Aquel pueblo sano y hermoso en el que crecí, rodeado de un ambiente de ensueño y seguridad por doquier, en donde en épocas decembrinas, los vecinos nos dábamos la mano hasta para ayudar en el enlucimiento de fachadas, eso sí; con una Águila en la mano, aquella que en un tiempo fuese sin igual y siempre igual como la bautizara Cepeda Samudio. En donde nos embriagábamos con tradicionales canciones que resaltan lo linda que es la fiesta en un ocho de diciembre, que ya se avecina la navidad y entre pitos, matracas, música y sonrisa hay un reloj avisándonos que ha llegado un año más, para que hombres y mujeres nos demos un besito y que aprovechemos para abrazar y besar a la hija del vecino, que está buena! Y luego vayamos a casa, donde una linda viejecita nos espera. Que no olvidemos de la tristeza y la soledad de quien pasa lejos el Año Nuevo, pero en recompensa habrá vida nueva y más alegre los días serán.
Barranquilla era entonces una ciudad de época, en la que se me antoja, sus habitantes nos conocíamos entre sí y aunque no eran frecuente los carruajes tirados por caballos, si rememoraba las historias y costumbres de los años 20, la época de oro de la humanidad para muchos y de los recuerdos perdidos para otros.
Las únicas y notorias situaciones de inseguridad que vivíamos, era la pérdida de la billetera por cosquilleó en el tumulto del bus. O el violento estrangulamiento en raponazo de los eslabones de cadenas, de aquellas muchachas que por mostrar el escote dejaban al descubierto, además de voluptuosas formas, llamativas prendas que terminaban en manos del delincuente.

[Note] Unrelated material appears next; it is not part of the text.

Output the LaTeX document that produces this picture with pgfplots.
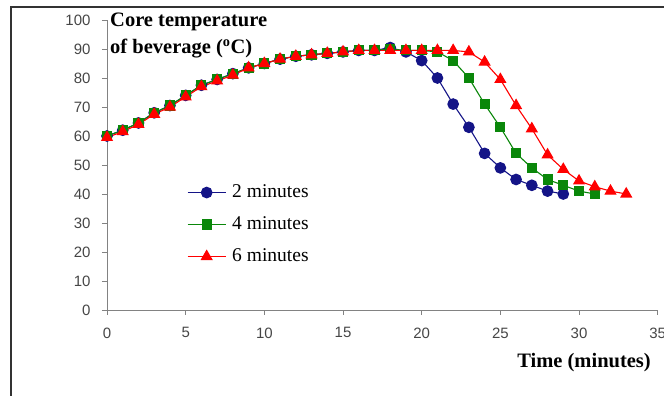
\documentclass[border=0pt]{standalone}
\usepackage{pgfplots}
\pgfplotsset{compat=1.18}
\usepackage{fontspec}
\setmainfont{Liberation Serif}
\newfontfamily\arialf{Liberation Sans}
\definecolor{navy}{RGB}{20,20,135}
\definecolor{dgreen}{RGB}{10,135,10}
\definecolor{axgray}{RGB}{130,130,130}
\definecolor{lblgray}{RGB}{70,70,70}
\begin{document}
\begin{tikzpicture}[x=1pt,y=1pt]
\useasboundingbox (0,0) rectangle (664,396);
\clip (0,0) rectangle (664,396);
\draw[line width=1.4pt, black!80] (11,-5) -- (11,389) -- (670,389);
\begin{axis}[
  at={(107pt,86pt)}, anchor=south west,
  scale only axis, width=550.7pt, height=290pt,
  xmin=0, xmax=35, ymin=0, ymax=100,
  axis x line*=bottom, axis y line*=left,
  axis line style={axgray, line width=0.9pt},
  tick style={axgray, line width=0.9pt},
  major tick length=5pt,
  tick align=outside,
  xtick={0,5,...,35}, ytick={0,10,...,100},
  ticklabel style={font=\arialf\fontsize{15}{18}\selectfont, text=lblgray},
  xticklabel style={yshift=-9pt},
  yticklabel style={xshift=-8pt},
  /pgf/number format/assume math mode=true,
  clip=false,
  legend style={at={(axis cs:5.08,43.5)}, anchor=north west, draw=none, fill=none,
    inner sep=0pt, row sep=15pt, column sep=6pt,
    nodes={inner sep=0pt, text height=13pt, text depth=4pt, anchor=west},
    font=\fontsize{19.5}{22}\selectfont},
  legend cell align=left,
  legend image code/.code={\draw[mark repeat=2,mark phase=2,#1] plot coordinates {(0pt,0pt) (19pt,0pt) (38pt,0pt)};},
]
\addplot[navy, line width=1.1pt, mark=*, mark size=5.3pt, mark options={solid, fill=navy, draw=navy}] coordinates {
(0,60)(1,62)(2,64.5)(3,68)(4,70.5)(5,74)(6,77.5)(7,79.5)(8,81.5)(9,83.5)(10,85)(11,86.5)(12,87.5)(13,88)(14,88.5)(15,89)(16,89.5)(17,89.5)(18,90.5)(19,89)(20,86)(21,80)(22,71)(23,63)(24,54)(25,49)(26,45)(27,43)(28,41)(29,40)};
\addlegendentry{2 minutes}
\addplot[dgreen, line width=1.1pt, mark=square*, mark size=4.5pt, mark options={solid, fill=dgreen, draw=dgreen}] coordinates {
(0,60)(1,62)(2,64.5)(3,68)(4,70.5)(5,74)(6,77.5)(7,79.5)(8,81.5)(9,83.5)(10,85)(11,86.5)(12,87.5)(13,88)(14,88.5)(15,89)(16,89.5)(17,89.5)(18,90)(19,89.5)(20,89.5)(21,89)(22,86)(23,80)(24,71)(25,63)(26,54)(27,49)(28,45)(29,43)(30,41)(31,40)};
\addlegendentry{4 minutes}
\addplot[red, line width=1.1pt, mark=triangle*, mark size=6pt, mark options={solid, fill=red, draw=red}] coordinates {
(0,59.5)(1,61.5)(2,64)(3,67.5)(4,70)(5,73.5)(6,77)(7,79)(8,81)(9,83.5)(10,85)(11,86.5)(12,87.5)(13,88)(14,88.5)(15,89)(16,89.5)(17,89.5)(18,89.5)(19,89.5)(20,89.5)(21,89.5)(22,89.5)(23,89)(24,85.5)(25,79.5)(26,70.5)(27,62.5)(28,53.5)(29,48.5)(30,44.5)(31,42.5)(32,41)(33,40)};
\addlegendentry{6 minutes}
\end{axis}
\node[anchor=base west, inner sep=0pt, font=\bfseries\fontsize{20.5}{24}\selectfont] at (110,369) {Core temperature};
\node[anchor=base west, inner sep=0pt, font=\bfseries\fontsize{20.5}{24}\selectfont] at (110,342) {of beverage (\textsuperscript{o}C)};
\node[anchor=base east, inner sep=0pt, font=\bfseries\fontsize{20.5}{24}\selectfont] at (651,28) {Time (minutes)};
\end{tikzpicture}
\end{document}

Situaciones en las que muchos transeúntes, por impulso, terminaban gritando: —Allá va! El de la camisa negra! Ese es! Se puso una gorra! Revísenlo! Ya se tragó la cadena!— En fin, una serie de conjeturas que terminaban favoreciendo al audaz ladrón. Delincuente que para fortuna nuestra, no portaba armas.
Hoy es una urbe moderna y altanera que trastocó el panorama. Eliminó los árboles de níspero, mango y ciruela de los inmensos patios y demolió aquellas casas de arquitectura única. Suprimió esa vegetación en donde el color brillante y rojizo de ardillas saltando entre árboles, junto al verde intenso, oliva o grisáceo de iguanas, y el canto de azulejos, toches y canarios, hacían más hermosa la vida. Ahora las nuevas generaciones han trasmutado su entorno y paisaje arborizado, por altos edificio que le robaron el encanto a un mágico pasado de brisas y recuerdos alegres que fundamentaron mi existencia.
Me pregunto: ¿en dónde nos equivocamos? ¿Qué pasaría si modificáramos algo en el pasado? Nuestro presente sería distinto, encantador y alegre o más triste? Esa ilusión de volver al pasado para cambiar el futuro, ha sido un sueño de la humanidad y una vicisitud en mi existencia.
Y no, no es que esté en contra del progreso. Es que la nostalgia que suele ser agridulce y en ocasiones tramposa e indiscutiblemente necesaria, en épocas decembrinas antepone mis sentimientos a mi pensamiento en una especie de disonancia cognitiva.
Por ello. Mejor dejemos que la historia se cuente como se deba contar.